Pictures aside, quote the whole listing exactly.

→ DATA:
────

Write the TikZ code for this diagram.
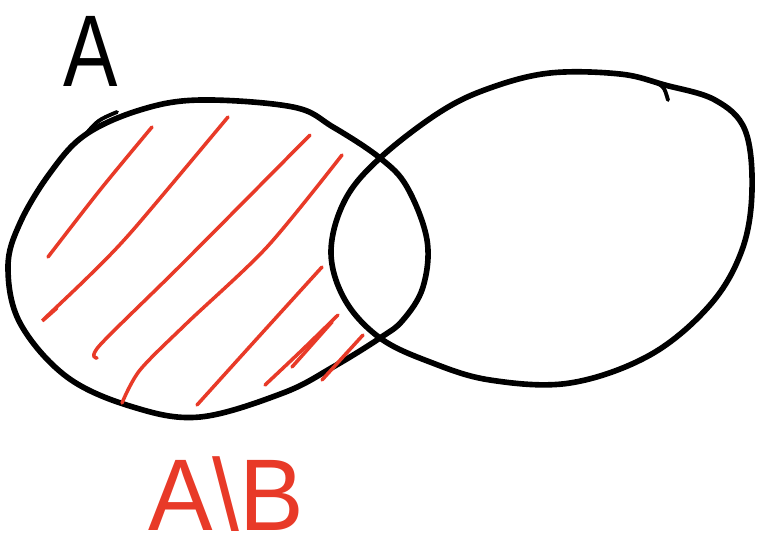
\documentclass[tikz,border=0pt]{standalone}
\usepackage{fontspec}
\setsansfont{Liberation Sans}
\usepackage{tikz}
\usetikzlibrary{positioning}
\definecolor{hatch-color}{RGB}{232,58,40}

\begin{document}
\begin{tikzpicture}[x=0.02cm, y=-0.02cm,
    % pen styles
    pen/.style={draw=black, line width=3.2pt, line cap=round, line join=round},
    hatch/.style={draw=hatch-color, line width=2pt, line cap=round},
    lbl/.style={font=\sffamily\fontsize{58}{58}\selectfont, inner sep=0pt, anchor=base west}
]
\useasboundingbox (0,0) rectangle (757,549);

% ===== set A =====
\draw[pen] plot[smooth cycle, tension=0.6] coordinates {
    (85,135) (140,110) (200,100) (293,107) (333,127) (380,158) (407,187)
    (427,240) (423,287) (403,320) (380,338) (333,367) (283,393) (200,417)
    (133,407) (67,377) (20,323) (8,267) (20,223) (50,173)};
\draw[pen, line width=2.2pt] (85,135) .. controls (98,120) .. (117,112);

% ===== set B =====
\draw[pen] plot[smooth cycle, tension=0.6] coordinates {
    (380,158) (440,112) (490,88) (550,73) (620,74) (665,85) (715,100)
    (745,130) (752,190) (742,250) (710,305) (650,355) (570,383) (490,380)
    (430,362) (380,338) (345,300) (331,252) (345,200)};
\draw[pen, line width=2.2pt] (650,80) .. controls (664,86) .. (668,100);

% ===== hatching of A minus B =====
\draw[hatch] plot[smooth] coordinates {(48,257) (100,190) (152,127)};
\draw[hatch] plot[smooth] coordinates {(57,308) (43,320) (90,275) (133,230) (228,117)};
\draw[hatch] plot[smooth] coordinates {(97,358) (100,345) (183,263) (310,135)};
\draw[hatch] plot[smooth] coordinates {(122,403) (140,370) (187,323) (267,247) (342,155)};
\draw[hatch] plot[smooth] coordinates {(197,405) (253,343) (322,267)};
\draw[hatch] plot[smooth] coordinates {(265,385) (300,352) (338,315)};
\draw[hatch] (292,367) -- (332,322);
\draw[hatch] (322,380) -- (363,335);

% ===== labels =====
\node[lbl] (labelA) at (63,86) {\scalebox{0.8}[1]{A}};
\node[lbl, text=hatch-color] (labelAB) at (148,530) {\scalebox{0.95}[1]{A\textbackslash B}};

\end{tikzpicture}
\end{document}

────

→ FULL ANSWER:
Write the TikZ code for this diagram.
\documentclass[tikz,border=0pt]{standalone}
\usepackage{fontspec}
\setsansfont{Liberation Sans}
\usepackage{tikz}
\usetikzlibrary{positioning}
\definecolor{hatch-color}{RGB}{232,58,40}

\begin{document}
\begin{tikzpicture}[x=0.02cm, y=-0.02cm,
    % pen styles
    pen/.style={draw=black, line width=3.2pt, line cap=round, line join=round},
    hatch/.style={draw=hatch-color, line width=2pt, line cap=round},
    lbl/.style={font=\sffamily\fontsize{58}{58}\selectfont, inner sep=0pt, anchor=base west}
]
\useasboundingbox (0,0) rectangle (757,549);

% ===== set A =====
\draw[pen] plot[smooth cycle, tension=0.6] coordinates {
    (85,135) (140,110) (200,100) (293,107) (333,127) (380,158) (407,187)
    (427,240) (423,287) (403,320) (380,338) (333,367) (283,393) (200,417)
    (133,407) (67,377) (20,323) (8,267) (20,223) (50,173)};
\draw[pen, line width=2.2pt] (85,135) .. controls (98,120) .. (117,112);

% ===== set B =====
\draw[pen] plot[smooth cycle, tension=0.6] coordinates {
    (380,158) (440,112) (490,88) (550,73) (620,74) (665,85) (715,100)
    (745,130) (752,190) (742,250) (710,305) (650,355) (570,383) (490,380)
    (430,362) (380,338) (345,300) (331,252) (345,200)};
\draw[pen, line width=2.2pt] (650,80) .. controls (664,86) .. (668,100);

% ===== hatching of A minus B =====
\draw[hatch] plot[smooth] coordinates {(48,257) (100,190) (152,127)};
\draw[hatch] plot[smooth] coordinates {(57,308) (43,320) (90,275) (133,230) (228,117)};
\draw[hatch] plot[smooth] coordinates {(97,358) (100,345) (183,263) (310,135)};
\draw[hatch] plot[smooth] coordinates {(122,403) (140,370) (187,323) (267,247) (342,155)};
\draw[hatch] plot[smooth] coordinates {(197,405) (253,343) (322,267)};
\draw[hatch] plot[smooth] coordinates {(265,385) (300,352) (338,315)};
\draw[hatch] (292,367) -- (332,322);
\draw[hatch] (322,380) -- (363,335);

% ===== labels =====
\node[lbl] (labelA) at (63,86) {\scalebox{0.8}[1]{A}};
\node[lbl, text=hatch-color] (labelAB) at (148,530) {\scalebox{0.95}[1]{A\textbackslash B}};

\end{tikzpicture}
\end{document}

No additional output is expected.